QUPS (pronounced "CUPS") is intended to be an abstract, lightweight, readable tool for prototyping simulation and processing of pulse-echo ultrasound data. It provides a flexible, high-level representation of transducers, scattering media, and accelerated implementations of common signal processing functions. Currently, QUPS can use multiple simulation tools as a backend including k-Wave, MUST, and FieldII and can read/write to a USTB format.
The easiest way to get started is to open and run example.mlx or example_.m and interact with the simulation and beamforming examples. There are plenty of comments highlighting the different methods supported by the interface. You will need to separately download the simulator packages that you wish to use. Don't forget to add them to your path!
QUPS is (partially) internally documented following MATLAB conventions. This means you can use help or doc on any class or method with help classname or help classname/methodname or help classname.methodname. To see all the available classes, from the qups folder, use help src or doc src.

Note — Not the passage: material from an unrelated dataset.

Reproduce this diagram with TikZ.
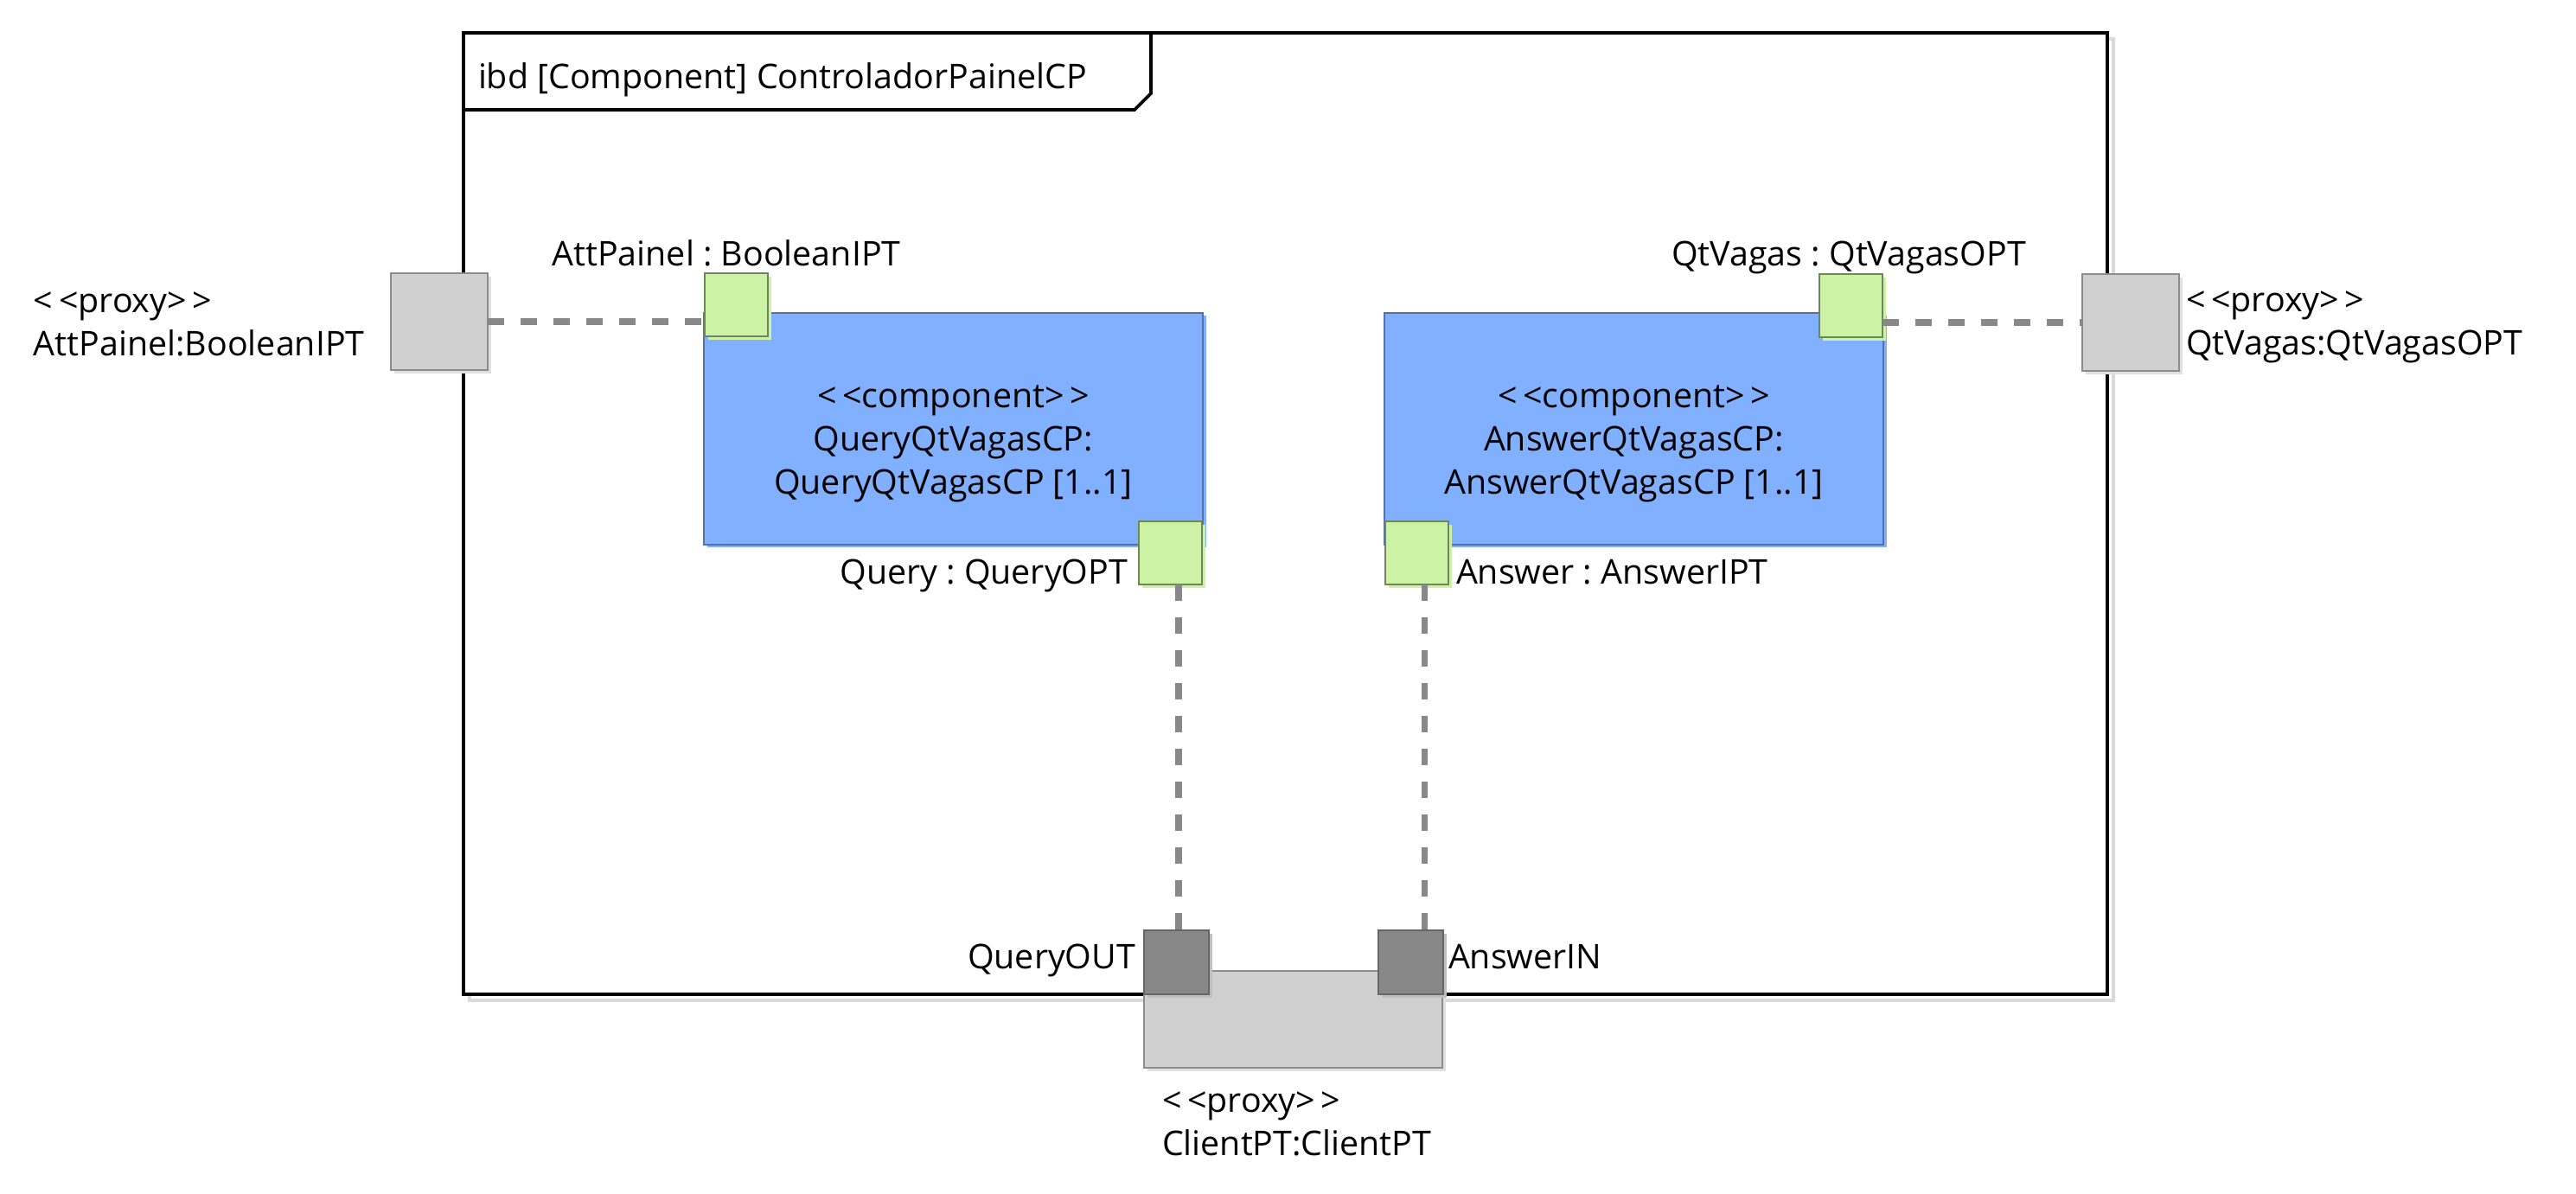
\documentclass[tikz,border=0pt]{standalone}
\usepackage{fontspec}
\setmainfont{Open Sans}
\usepackage{tikz}
\usetikzlibrary{shapes,shadows}
\usepackage{xcolor}

\definecolor{cpblue}{HTML}{80B0FF}
\definecolor{portgreen}{HTML}{CCF2A6}
\definecolor{proxygray}{HTML}{D0D0D0}
\definecolor{pingray}{HTML}{888888}

\frenchspacing

\begin{document}
\begin{tikzpicture}[scale=1]

	\tikzstyle{every node}=[font=\fontsize{11.2}{14.5}\selectfont, inner sep=0pt, outer sep=0pt]
	\tikzstyle{frame}=[draw, line width=1.1pt, fill=white, rectangle, anchor=south west, general shadow={draw=black!15, fill=white, line width=1.1pt, shadow xshift=0.07cm, shadow yshift=-0.07cm}]
	\tikzstyle{component}=[draw=black!35!cpblue, fill=cpblue, rectangle, anchor=south west, minimum width=5.77cm, minimum height=2.68cm, general shadow={fill=cpblue, shadow xshift=0.035cm, shadow yshift=-0.035cm}]
	\tikzstyle{cptext}=[align=center, font=\fontsize{11.2}{14.2}\selectfont]
	\tikzstyle{port}=[draw=black!45!portgreen, fill=portgreen, rectangle, anchor=south west, minimum width=0.73cm, minimum height=0.73cm, general shadow={fill=portgreen, shadow xshift=0.04cm, shadow yshift=-0.04cm}]
	\tikzstyle{proxy}=[draw=black!45, fill=proxygray, rectangle, anchor=south west, minimum width=1.12cm, minimum height=1.12cm, general shadow={fill=black!12, shadow xshift=0.04cm, shadow yshift=-0.04cm}]
	\tikzstyle{pin}=[draw=black!60, fill=pingray, rectangle, anchor=south west, minimum width=0.75cm, minimum height=0.74cm, general shadow={fill=black!25, shadow xshift=0.04cm, shadow yshift=-0.04cm}]
	\tikzstyle{connector}=[draw=pingray, line width=2.1pt, dash pattern=on 0.19cm off 0.19cm]

	\useasboundingbox (0,0) rectangle (29.79,13.81);

	% frame and its tab
	\node[frame, minimum width=19.01cm, minimum height=11.12cm] (frame) at (5.36,2.31) {};
	\draw[line width=1.1pt] (5.36,12.54) -- (13.12,12.54) -- (13.31,12.73) -- (13.31,13.43);
	\node[anchor=base west] (title) at (5.53,12.78) {ibd [Component] ControladorPainelCP};

	\node[component] (QueryCP) at (8.14,7.51) {};
	\node[cptext] (QueryCPText) at ([yshift=-0.17cm]QueryCP.center) {<\,<component>\,>\\QueryQtVagasCP:\\QueryQtVagasCP [1..1]};
	\node[component] (AnswerCP) at (16.01,7.51) {};
	\node[cptext] (AnswerCPText) at ([yshift=-0.17cm]AnswerCP.center) {<\,<component>\,>\\AnswerQtVagasCP:\\AnswerQtVagasCP [1..1]};

	\node[port] (AttPort) at (8.15,9.92) {};
	\node[port] (QueryPort) at (13.17,7.05) {};
	\node[port] (QtPort) at (21.04,9.91) {};
	\node[port] (AnswerPort) at (16.02,7.05) {};

	\node[anchor=base] (AttPortLbl) at (8.40,10.73) {AttPainel : BooleanIPT};
	\node[anchor=base] (QtPortLbl) at (21.38,10.73) {QtVagas : QtVagasOPT};
	\node[anchor=base east] (QueryPortLbl) at (13.04,7.05) {Query : QueryOPT};
	\node[anchor=base west] (AnswerPortLbl) at (16.84,7.05) {Answer : AnswerIPT};

	% proxy ports on the boundary
	\node[proxy] (AttProxy) at (4.52,9.53) {};
	\node[anchor=base west, align=left] (AttProxyLbl) at (0.39,9.69) {<\,<proxy>\,>\\AttPainel:BooleanIPT};

	\node[proxy] (QtProxy) at (24.08,9.52) {};
	\node[anchor=base west, align=left] (QtProxyLbl) at (25.28,9.70) {<\,<proxy>\,>\\QtVagas:QtVagasOPT};

	\node[proxy, minimum width=3.45cm] (ClientProxy) at (13.23,1.46) {};
	\node[pin] (QueryOut) at (13.23,2.31) {};
	\node[pin] (AnswerIn) at (15.94,2.31) {};
	\node[anchor=base east] (QueryOutLbl) at (13.13,2.60) {QueryOUT};
	\node[anchor=base west] (AnswerInLbl) at (16.75,2.60) {AnswerIN};
	\node[anchor=base west, align=left] (ClientProxyLbl) at (13.44,0.44) {<\,<proxy>\,>\\ClientPT:ClientPT};

	\draw[connector] (AttProxy.east) -- (AttProxy.east -| AttPort.west);
	\draw[connector] (QtPort.east |- QtProxy.west) -- (QtProxy.west);
	\draw[connector] ([xshift=0.095cm]QueryPort.south) -- ([xshift=0.095cm]QueryPort.south |- QueryOut.north);
	\draw[connector] ([xshift=0.09cm]AnswerPort.south) -- ([xshift=0.09cm]AnswerPort.south |- AnswerIn.north);

\end{tikzpicture}
\end{document}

QUPS targets MATLAB R2020b and later. While it may work for older versions of MATLAB, you may get strange errors that don't appear in later versions. QUPS does minimal error checking for compatibility in order to maintain flexibility.
If you have trouble, please submit an issue.
All extensions to QUPS are optional, but must be installed separately from their respective sources.
| Extension | Installation |
|---|---|
| FieldII | add folder to path with addpath |
| k-Wave | add folders for kWave and kWaveArray to path with addpath |
| MUST | add folder to path with addpath (see issues#2) |
| CUDA(Linux,Windows) | !nvcc -V must run from MATLAB |
If you can run setup cache in MATLAB, you're all set! If you have difficulty getting nvcc to work in MATLAB, you may need to figure out which environment paths are required for your CUDA installation. Running setup CUDA will attempt to do this for you, but may fail if you have an unexpected installation.
If you can run nvcc from a terminal or command-line interface per the CUDA installation instructions, try launching MATLAB from the same terminal. Use getenv PATH to display the PATH environmental variable. Try running setup cache to check if nvcc is working. Try the same procedure, but launching MATLAB the way you normally do. If you note any discrepancies between the paths, you can try adding each path NEW_PATH from the working setup to the system path for your normal setup in MATLAB via setenv('PATH', fullfile(getenv('PATH'), pathsep, NEW_PATH)). If this procedure does not work for you, please submit an issue.
On Windows you must include the path for both CUDA and the correct MSVC compiler for C/C++. Start a PowerShell terminal within Visual Studio. Run echo %CUDA_PATH% to find the base CUDA_PATH and run echo %VCToolsInstallDir% to find the MSVC path.
Then, in MATLAB, set these paths with setenv('CUDA_PATH', YOUR_CUDA_PATH); setenv('VCToolsInstallDir', YOUR_MSVC_PATH);. Then run setup CUDA. From here the proper paths should be added. If they are not, please submit an issue.